_Written problem_: Exclude the pictures and reproduce the remaining data exactly as written.
%%
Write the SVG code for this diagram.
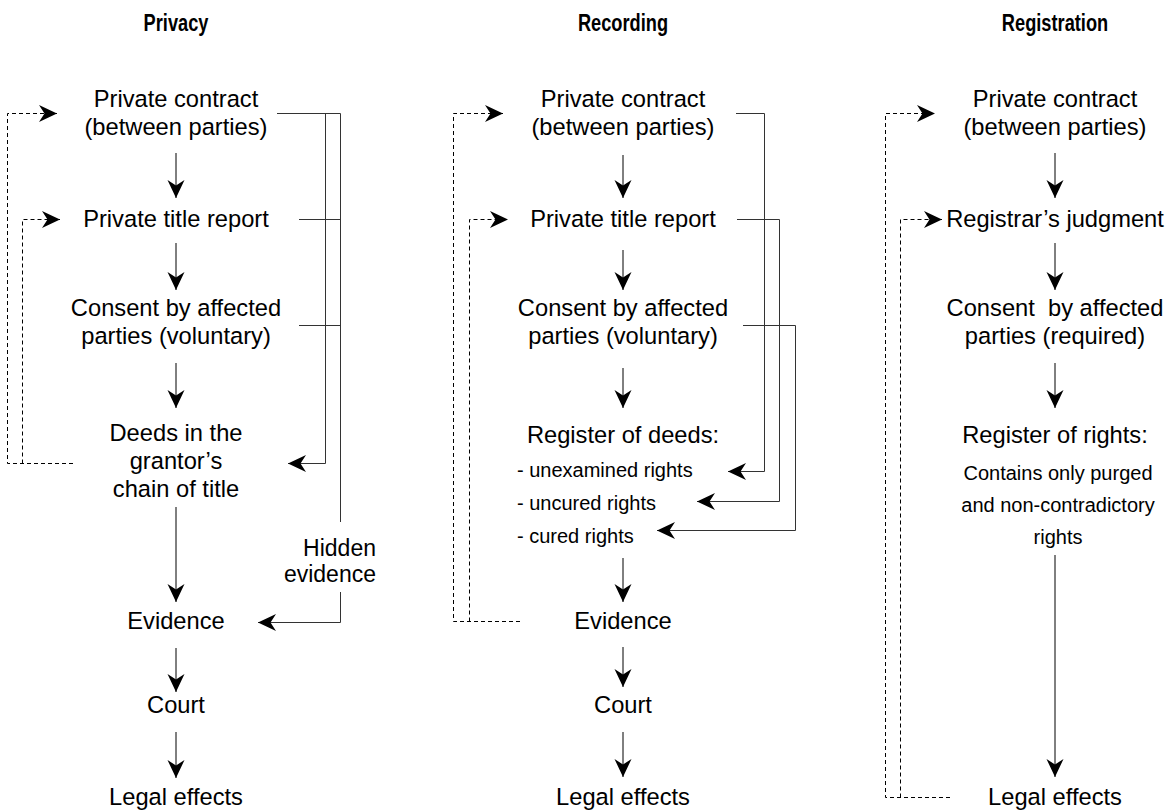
<svg xmlns="http://www.w3.org/2000/svg" width="1168" height="810" viewBox="0 0 1168 810">
<style>
text{font-family:"Liberation Sans",Arial,sans-serif;fill:#000;text-anchor:middle}
.t{font-size:24px;font-weight:bold}
.n{font-size:23.7px}
.s{font-size:20px}
.hid{font-size:23px;text-anchor:end}
.ln{fill:none;stroke:#000;stroke-width:1}
.rc{fill:none;stroke:#333;stroke-width:1}
.ds{fill:none;stroke:#000;stroke-width:1;stroke-dasharray:4,3}
</style>
<defs>
<marker id="ah" markerUnits="userSpaceOnUse" markerWidth="19" markerHeight="18" refX="18" refY="8.5" orient="auto" viewBox="0 0 19 18">
<path d="M0,0 L18,8.5 L0,17 L5.5,8.5 Z" fill="#000"/>
</marker>
</defs>
<rect width="1168" height="810" fill="#fff"/>

<g id="titles">
<text class="t" transform="translate(176,31) scale(0.76,1)">Privacy</text>
<text class="t" transform="translate(623,31) scale(0.76,1)">Recording</text>
<text class="t" transform="translate(1055,31) scale(0.76,1)">Registration</text>
</g>

<g id="privacy-contract"><text class="n" x="176" y="107">Private contract</text><text class="n" x="176" y="135">(between parties)</text></g>
<g id="privacy-title-report"><text class="n" x="176" y="227">Private title report</text></g>
<g id="privacy-consent"><text class="n" x="176" y="316">Consent by affected</text><text class="n" x="176" y="344">parties (voluntary)</text></g>
<g id="privacy-deeds"><text class="n" x="176" y="441">Deeds in the</text><text class="n" x="176" y="469">grantor’s</text><text class="n" x="176" y="497">chain of title</text></g>
<g id="privacy-evidence"><text class="n" x="176" y="629">Evidence</text></g>
<g id="privacy-court"><text class="n" x="176" y="713">Court</text></g>
<g id="privacy-legal"><text class="n" x="176" y="805">Legal effects</text></g>

<g id="recording-contract"><text class="n" x="623" y="107">Private contract</text><text class="n" x="623" y="135">(between parties)</text></g>
<g id="recording-title-report"><text class="n" x="623" y="227">Private title report</text></g>
<g id="recording-consent"><text class="n" x="623" y="316">Consent by affected</text><text class="n" x="623" y="344">parties (voluntary)</text></g>
<g id="recording-register"><text class="n" x="623" y="443">Register of deeds:</text>
<text class="s" x="517" y="477" style="text-anchor:start">- unexamined rights</text>
<text class="s" x="517" y="510" style="text-anchor:start">- uncured rights</text>
<text class="s" x="517" y="543" style="text-anchor:start">- cured rights</text></g>
<g id="recording-evidence"><text class="n" x="623" y="629">Evidence</text></g>
<g id="recording-court"><text class="n" x="623" y="713">Court</text></g>
<g id="recording-legal"><text class="n" x="623" y="805">Legal effects</text></g>

<g id="registration-contract"><text class="n" x="1055" y="107">Private contract</text><text class="n" x="1055" y="135">(between parties)</text></g>
<g id="registration-judgment"><text class="n" x="1055" y="227">Registrar’s judgment</text></g>
<g id="registration-consent"><text class="n" x="1055" y="316" xml:space="preserve">Consent  by affected</text><text class="n" x="1055" y="344">parties (required)</text></g>
<g id="registration-register"><text class="n" x="1055" y="443">Register of rights:</text>
<text class="s" x="1058" y="480">Contains only purged</text>
<text class="s" x="1058" y="512">and non-contradictory</text>
<text class="s" x="1058" y="544">rights</text></g>
<g id="registration-legal"><text class="n" x="1055" y="805">Legal effects</text></g>

<g id="hidden-evidence-label"><text class="hid" x="376" y="556">Hidden</text><text class="hid" x="376" y="582">evidence</text></g>

<g id="connectors">
<!-- Privacy main flow -->
<line class="ln" x1="176" y1="153" x2="176" y2="198" marker-end="url(#ah)"/>
<line class="ln" x1="176" y1="243" x2="176" y2="290" marker-end="url(#ah)"/>
<line class="ln" x1="176" y1="363" x2="176" y2="408" marker-end="url(#ah)"/>
<line class="ln" x1="176" y1="507" x2="176" y2="602" marker-end="url(#ah)"/>
<line class="ln" x1="176" y1="648" x2="176" y2="692" marker-end="url(#ah)"/>
<line class="ln" x1="176" y1="732" x2="176" y2="778" marker-end="url(#ah)"/>
<!-- Privacy right side -->
<polyline class="rc" points="277,113.5 340.5,113.5 340.5,522"/>
<line class="rc" x1="299" y1="219.5" x2="340.5" y2="219.5"/>
<line class="rc" x1="299" y1="325.5" x2="340.5" y2="325.5"/>
<polyline class="rc" points="325.5,113.5 325.5,463.5 288,463.5" marker-end="url(#ah)"/>
<polyline class="rc" points="340.5,592 340.5,622.5 258,622.5" marker-end="url(#ah)"/>
<!-- Privacy left dashed -->
<polyline class="ds" points="73,463.5 7.5,463.5 7.5,113.5 57,113.5" marker-end="url(#ah)"/>
<polyline class="ds" points="22.5,463.5 22.5,219.5 60,219.5" marker-end="url(#ah)"/>

<!-- Recording main flow -->
<line class="ln" x1="623" y1="155" x2="623" y2="198" marker-end="url(#ah)"/>
<line class="ln" x1="623" y1="250" x2="623" y2="290" marker-end="url(#ah)"/>
<line class="ln" x1="623" y1="368" x2="623" y2="408" marker-end="url(#ah)"/>
<line class="ln" x1="623" y1="558" x2="623" y2="602" marker-end="url(#ah)"/>
<line class="ln" x1="623" y1="647" x2="623" y2="687" marker-end="url(#ah)"/>
<line class="ln" x1="623" y1="732" x2="623" y2="777" marker-end="url(#ah)"/>
<!-- Recording right side -->
<polyline class="rc" points="736,113.5 764.5,113.5 764.5,471.5 728,471.5" marker-end="url(#ah)"/>
<polyline class="rc" points="737,219.5 779.5,219.5 779.5,501.5 697,501.5" marker-end="url(#ah)"/>
<polyline class="rc" points="743,325.5 795.5,325.5 795.5,530.5 657,530.5" marker-end="url(#ah)"/>
<!-- Recording left dashed -->
<polyline class="ds" points="520,621.5 453.5,621.5 453.5,113.5 503,113.5" marker-end="url(#ah)"/>
<polyline class="ds" points="469.5,621.5 469.5,219.5 508,219.5" marker-end="url(#ah)"/>

<!-- Registration main flow -->
<line class="ln" x1="1055" y1="153" x2="1055" y2="198" marker-end="url(#ah)"/>
<line class="ln" x1="1055" y1="243" x2="1055" y2="290" marker-end="url(#ah)"/>
<line class="ln" x1="1055" y1="363" x2="1055" y2="408" marker-end="url(#ah)"/>
<line class="ln" x1="1055" y1="555" x2="1055" y2="777" marker-end="url(#ah)"/>
<!-- Registration left dashed -->
<polyline class="ds" points="950,797.5 885.5,797.5 885.5,113.5 935,113.5" marker-end="url(#ah)"/>
<polyline class="ds" points="900.5,797.5 900.5,219.5 942,219.5" marker-end="url(#ah)"/>
</g>
</svg>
%%
_Finished answer_:
Write the SVG code for this diagram.
<svg xmlns="http://www.w3.org/2000/svg" width="1168" height="810" viewBox="0 0 1168 810">
<style>
text{font-family:"Liberation Sans",Arial,sans-serif;fill:#000;text-anchor:middle}
.t{font-size:24px;font-weight:bold}
.n{font-size:23.7px}
.s{font-size:20px}
.hid{font-size:23px;text-anchor:end}
.ln{fill:none;stroke:#000;stroke-width:1}
.rc{fill:none;stroke:#333;stroke-width:1}
.ds{fill:none;stroke:#000;stroke-width:1;stroke-dasharray:4,3}
</style>
<defs>
<marker id="ah" markerUnits="userSpaceOnUse" markerWidth="19" markerHeight="18" refX="18" refY="8.5" orient="auto" viewBox="0 0 19 18">
<path d="M0,0 L18,8.5 L0,17 L5.5,8.5 Z" fill="#000"/>
</marker>
</defs>
<rect width="1168" height="810" fill="#fff"/>

<g id="titles">
<text class="t" transform="translate(176,31) scale(0.76,1)">Privacy</text>
<text class="t" transform="translate(623,31) scale(0.76,1)">Recording</text>
<text class="t" transform="translate(1055,31) scale(0.76,1)">Registration</text>
</g>

<g id="privacy-contract"><text class="n" x="176" y="107">Private contract</text><text class="n" x="176" y="135">(between parties)</text></g>
<g id="privacy-title-report"><text class="n" x="176" y="227">Private title report</text></g>
<g id="privacy-consent"><text class="n" x="176" y="316">Consent by affected</text><text class="n" x="176" y="344">parties (voluntary)</text></g>
<g id="privacy-deeds"><text class="n" x="176" y="441">Deeds in the</text><text class="n" x="176" y="469">grantor’s</text><text class="n" x="176" y="497">chain of title</text></g>
<g id="privacy-evidence"><text class="n" x="176" y="629">Evidence</text></g>
<g id="privacy-court"><text class="n" x="176" y="713">Court</text></g>
<g id="privacy-legal"><text class="n" x="176" y="805">Legal effects</text></g>

<g id="recording-contract"><text class="n" x="623" y="107">Private contract</text><text class="n" x="623" y="135">(between parties)</text></g>
<g id="recording-title-report"><text class="n" x="623" y="227">Private title report</text></g>
<g id="recording-consent"><text class="n" x="623" y="316">Consent by affected</text><text class="n" x="623" y="344">parties (voluntary)</text></g>
<g id="recording-register"><text class="n" x="623" y="443">Register of deeds:</text>
<text class="s" x="517" y="477" style="text-anchor:start">- unexamined rights</text>
<text class="s" x="517" y="510" style="text-anchor:start">- uncured rights</text>
<text class="s" x="517" y="543" style="text-anchor:start">- cured rights</text></g>
<g id="recording-evidence"><text class="n" x="623" y="629">Evidence</text></g>
<g id="recording-court"><text class="n" x="623" y="713">Court</text></g>
<g id="recording-legal"><text class="n" x="623" y="805">Legal effects</text></g>

<g id="registration-contract"><text class="n" x="1055" y="107">Private contract</text><text class="n" x="1055" y="135">(between parties)</text></g>
<g id="registration-judgment"><text class="n" x="1055" y="227">Registrar’s judgment</text></g>
<g id="registration-consent"><text class="n" x="1055" y="316" xml:space="preserve">Consent  by affected</text><text class="n" x="1055" y="344">parties (required)</text></g>
<g id="registration-register"><text class="n" x="1055" y="443">Register of rights:</text>
<text class="s" x="1058" y="480">Contains only purged</text>
<text class="s" x="1058" y="512">and non-contradictory</text>
<text class="s" x="1058" y="544">rights</text></g>
<g id="registration-legal"><text class="n" x="1055" y="805">Legal effects</text></g>

<g id="hidden-evidence-label"><text class="hid" x="376" y="556">Hidden</text><text class="hid" x="376" y="582">evidence</text></g>

<g id="connectors">
<!-- Privacy main flow -->
<line class="ln" x1="176" y1="153" x2="176" y2="198" marker-end="url(#ah)"/>
<line class="ln" x1="176" y1="243" x2="176" y2="290" marker-end="url(#ah)"/>
<line class="ln" x1="176" y1="363" x2="176" y2="408" marker-end="url(#ah)"/>
<line class="ln" x1="176" y1="507" x2="176" y2="602" marker-end="url(#ah)"/>
<line class="ln" x1="176" y1="648" x2="176" y2="692" marker-end="url(#ah)"/>
<line class="ln" x1="176" y1="732" x2="176" y2="778" marker-end="url(#ah)"/>
<!-- Privacy right side -->
<polyline class="rc" points="277,113.5 340.5,113.5 340.5,522"/>
<line class="rc" x1="299" y1="219.5" x2="340.5" y2="219.5"/>
<line class="rc" x1="299" y1="325.5" x2="340.5" y2="325.5"/>
<polyline class="rc" points="325.5,113.5 325.5,463.5 288,463.5" marker-end="url(#ah)"/>
<polyline class="rc" points="340.5,592 340.5,622.5 258,622.5" marker-end="url(#ah)"/>
<!-- Privacy left dashed -->
<polyline class="ds" points="73,463.5 7.5,463.5 7.5,113.5 57,113.5" marker-end="url(#ah)"/>
<polyline class="ds" points="22.5,463.5 22.5,219.5 60,219.5" marker-end="url(#ah)"/>

<!-- Recording main flow -->
<line class="ln" x1="623" y1="155" x2="623" y2="198" marker-end="url(#ah)"/>
<line class="ln" x1="623" y1="250" x2="623" y2="290" marker-end="url(#ah)"/>
<line class="ln" x1="623" y1="368" x2="623" y2="408" marker-end="url(#ah)"/>
<line class="ln" x1="623" y1="558" x2="623" y2="602" marker-end="url(#ah)"/>
<line class="ln" x1="623" y1="647" x2="623" y2="687" marker-end="url(#ah)"/>
<line class="ln" x1="623" y1="732" x2="623" y2="777" marker-end="url(#ah)"/>
<!-- Recording right side -->
<polyline class="rc" points="736,113.5 764.5,113.5 764.5,471.5 728,471.5" marker-end="url(#ah)"/>
<polyline class="rc" points="737,219.5 779.5,219.5 779.5,501.5 697,501.5" marker-end="url(#ah)"/>
<polyline class="rc" points="743,325.5 795.5,325.5 795.5,530.5 657,530.5" marker-end="url(#ah)"/>
<!-- Recording left dashed -->
<polyline class="ds" points="520,621.5 453.5,621.5 453.5,113.5 503,113.5" marker-end="url(#ah)"/>
<polyline class="ds" points="469.5,621.5 469.5,219.5 508,219.5" marker-end="url(#ah)"/>

<!-- Registration main flow -->
<line class="ln" x1="1055" y1="153" x2="1055" y2="198" marker-end="url(#ah)"/>
<line class="ln" x1="1055" y1="243" x2="1055" y2="290" marker-end="url(#ah)"/>
<line class="ln" x1="1055" y1="363" x2="1055" y2="408" marker-end="url(#ah)"/>
<line class="ln" x1="1055" y1="555" x2="1055" y2="777" marker-end="url(#ah)"/>
<!-- Registration left dashed -->
<polyline class="ds" points="950,797.5 885.5,797.5 885.5,113.5 935,113.5" marker-end="url(#ah)"/>
<polyline class="ds" points="900.5,797.5 900.5,219.5 942,219.5" marker-end="url(#ah)"/>
</g>
</svg>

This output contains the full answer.